> [What the task asks]: Exactly retype the lines from the top of the data through the line containing "renderers.append(r)", leaving out every picture.

> [Data lines]:
◇ ◇ ◇ ◇ ◇ ◇ ◇
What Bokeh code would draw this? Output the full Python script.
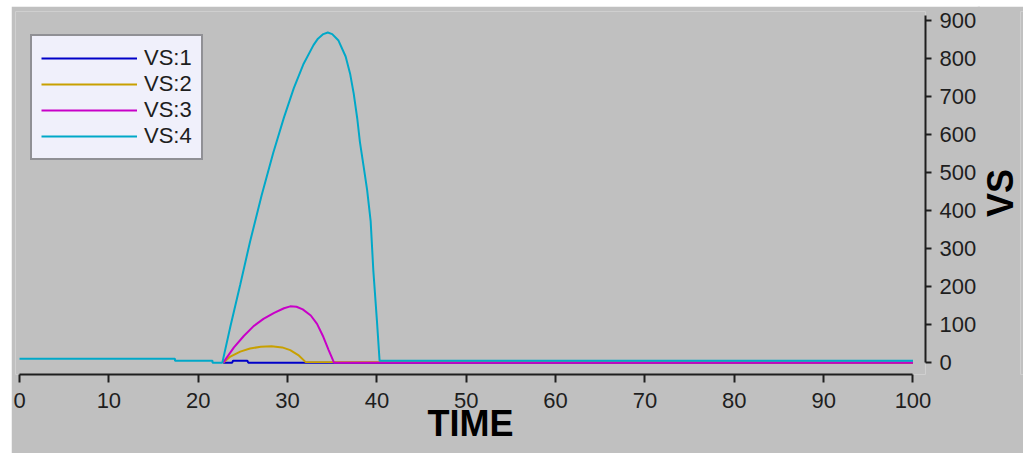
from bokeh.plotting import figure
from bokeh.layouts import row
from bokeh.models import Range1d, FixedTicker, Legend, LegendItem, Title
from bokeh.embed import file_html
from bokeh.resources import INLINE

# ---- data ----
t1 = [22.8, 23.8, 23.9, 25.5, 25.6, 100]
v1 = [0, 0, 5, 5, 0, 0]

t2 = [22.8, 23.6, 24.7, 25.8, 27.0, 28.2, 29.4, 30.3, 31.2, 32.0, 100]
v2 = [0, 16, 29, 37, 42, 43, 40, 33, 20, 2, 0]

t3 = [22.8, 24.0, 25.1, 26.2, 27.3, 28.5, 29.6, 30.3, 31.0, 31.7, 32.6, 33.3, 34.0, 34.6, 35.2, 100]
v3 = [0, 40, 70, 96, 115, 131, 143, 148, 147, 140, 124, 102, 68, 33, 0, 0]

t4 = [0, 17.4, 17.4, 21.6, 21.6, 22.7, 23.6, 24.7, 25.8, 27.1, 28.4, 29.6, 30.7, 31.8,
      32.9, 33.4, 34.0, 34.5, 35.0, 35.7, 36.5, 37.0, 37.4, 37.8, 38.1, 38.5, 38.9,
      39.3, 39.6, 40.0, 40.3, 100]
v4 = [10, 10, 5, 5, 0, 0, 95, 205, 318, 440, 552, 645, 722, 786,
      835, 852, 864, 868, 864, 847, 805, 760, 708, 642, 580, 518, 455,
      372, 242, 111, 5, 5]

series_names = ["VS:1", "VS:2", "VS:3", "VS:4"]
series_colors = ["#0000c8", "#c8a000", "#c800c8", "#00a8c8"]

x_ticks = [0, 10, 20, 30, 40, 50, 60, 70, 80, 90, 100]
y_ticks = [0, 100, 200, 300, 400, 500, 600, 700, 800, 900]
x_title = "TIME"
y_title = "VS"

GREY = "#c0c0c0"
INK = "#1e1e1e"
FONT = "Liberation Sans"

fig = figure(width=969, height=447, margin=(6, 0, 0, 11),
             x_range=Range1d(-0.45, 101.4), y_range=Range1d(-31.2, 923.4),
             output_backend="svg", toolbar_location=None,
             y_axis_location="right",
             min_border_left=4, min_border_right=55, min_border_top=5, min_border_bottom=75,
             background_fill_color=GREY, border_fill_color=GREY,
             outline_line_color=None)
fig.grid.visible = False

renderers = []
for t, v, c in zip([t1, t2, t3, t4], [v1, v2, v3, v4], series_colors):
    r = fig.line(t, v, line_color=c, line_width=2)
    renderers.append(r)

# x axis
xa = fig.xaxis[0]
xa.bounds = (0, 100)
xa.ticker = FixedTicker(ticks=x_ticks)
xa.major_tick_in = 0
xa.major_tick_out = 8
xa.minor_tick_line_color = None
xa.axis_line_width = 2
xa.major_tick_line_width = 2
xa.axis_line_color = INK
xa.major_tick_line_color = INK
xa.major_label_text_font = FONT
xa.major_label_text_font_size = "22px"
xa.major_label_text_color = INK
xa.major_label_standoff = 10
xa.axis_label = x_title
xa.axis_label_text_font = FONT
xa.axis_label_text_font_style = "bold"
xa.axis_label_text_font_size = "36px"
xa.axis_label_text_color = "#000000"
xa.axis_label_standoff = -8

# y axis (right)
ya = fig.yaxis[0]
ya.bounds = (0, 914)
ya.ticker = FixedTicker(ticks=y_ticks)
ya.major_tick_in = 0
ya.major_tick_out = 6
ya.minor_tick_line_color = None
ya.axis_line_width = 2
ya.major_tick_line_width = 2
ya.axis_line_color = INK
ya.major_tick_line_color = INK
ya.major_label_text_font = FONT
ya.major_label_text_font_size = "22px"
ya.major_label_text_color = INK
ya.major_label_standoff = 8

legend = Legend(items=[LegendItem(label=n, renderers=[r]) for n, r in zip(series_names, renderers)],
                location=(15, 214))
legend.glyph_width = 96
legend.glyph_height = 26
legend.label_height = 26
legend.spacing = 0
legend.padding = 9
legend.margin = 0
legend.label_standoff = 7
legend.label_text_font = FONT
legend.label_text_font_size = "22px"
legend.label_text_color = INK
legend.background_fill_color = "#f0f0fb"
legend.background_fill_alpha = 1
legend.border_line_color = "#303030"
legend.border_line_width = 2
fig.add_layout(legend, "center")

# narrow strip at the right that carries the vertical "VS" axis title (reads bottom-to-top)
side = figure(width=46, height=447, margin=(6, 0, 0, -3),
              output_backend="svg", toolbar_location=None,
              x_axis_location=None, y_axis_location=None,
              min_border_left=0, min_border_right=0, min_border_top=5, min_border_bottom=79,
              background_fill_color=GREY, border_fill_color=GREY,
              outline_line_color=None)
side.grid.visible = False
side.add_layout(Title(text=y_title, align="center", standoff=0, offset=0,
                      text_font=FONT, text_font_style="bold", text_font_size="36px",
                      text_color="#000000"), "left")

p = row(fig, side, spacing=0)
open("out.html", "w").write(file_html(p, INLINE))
◇ ◇ ◇ ◇ ◇ ◇ ◇
> [Solution to the exercise]:
What Bokeh code would draw this? Output the full Python script.
from bokeh.plotting import figure
from bokeh.layouts import row
from bokeh.models import Range1d, FixedTicker, Legend, LegendItem, Title
from bokeh.embed import file_html
from bokeh.resources import INLINE

# ---- data ----
t1 = [22.8, 23.8, 23.9, 25.5, 25.6, 100]
v1 = [0, 0, 5, 5, 0, 0]

t2 = [22.8, 23.6, 24.7, 25.8, 27.0, 28.2, 29.4, 30.3, 31.2, 32.0, 100]
v2 = [0, 16, 29, 37, 42, 43, 40, 33, 20, 2, 0]

t3 = [22.8, 24.0, 25.1, 26.2, 27.3, 28.5, 29.6, 30.3, 31.0, 31.7, 32.6, 33.3, 34.0, 34.6, 35.2, 100]
v3 = [0, 40, 70, 96, 115, 131, 143, 148, 147, 140, 124, 102, 68, 33, 0, 0]

t4 = [0, 17.4, 17.4, 21.6, 21.6, 22.7, 23.6, 24.7, 25.8, 27.1, 28.4, 29.6, 30.7, 31.8,
      32.9, 33.4, 34.0, 34.5, 35.0, 35.7, 36.5, 37.0, 37.4, 37.8, 38.1, 38.5, 38.9,
      39.3, 39.6, 40.0, 40.3, 100]
v4 = [10, 10, 5, 5, 0, 0, 95, 205, 318, 440, 552, 645, 722, 786,
      835, 852, 864, 868, 864, 847, 805, 760, 708, 642, 580, 518, 455,
      372, 242, 111, 5, 5]

series_names = ["VS:1", "VS:2", "VS:3", "VS:4"]
series_colors = ["#0000c8", "#c8a000", "#c800c8", "#00a8c8"]

x_ticks = [0, 10, 20, 30, 40, 50, 60, 70, 80, 90, 100]
y_ticks = [0, 100, 200, 300, 400, 500, 600, 700, 800, 900]
x_title = "TIME"
y_title = "VS"

GREY = "#c0c0c0"
INK = "#1e1e1e"
FONT = "Liberation Sans"

fig = figure(width=969, height=447, margin=(6, 0, 0, 11),
             x_range=Range1d(-0.45, 101.4), y_range=Range1d(-31.2, 923.4),
             output_backend="svg", toolbar_location=None,
             y_axis_location="right",
             min_border_left=4, min_border_right=55, min_border_top=5, min_border_bottom=75,
             background_fill_color=GREY, border_fill_color=GREY,
             outline_line_color=None)
fig.grid.visible = False

renderers = []
for t, v, c in zip([t1, t2, t3, t4], [v1, v2, v3, v4], series_colors):
    r = fig.line(t, v, line_color=c, line_width=2)
    renderers.append(r)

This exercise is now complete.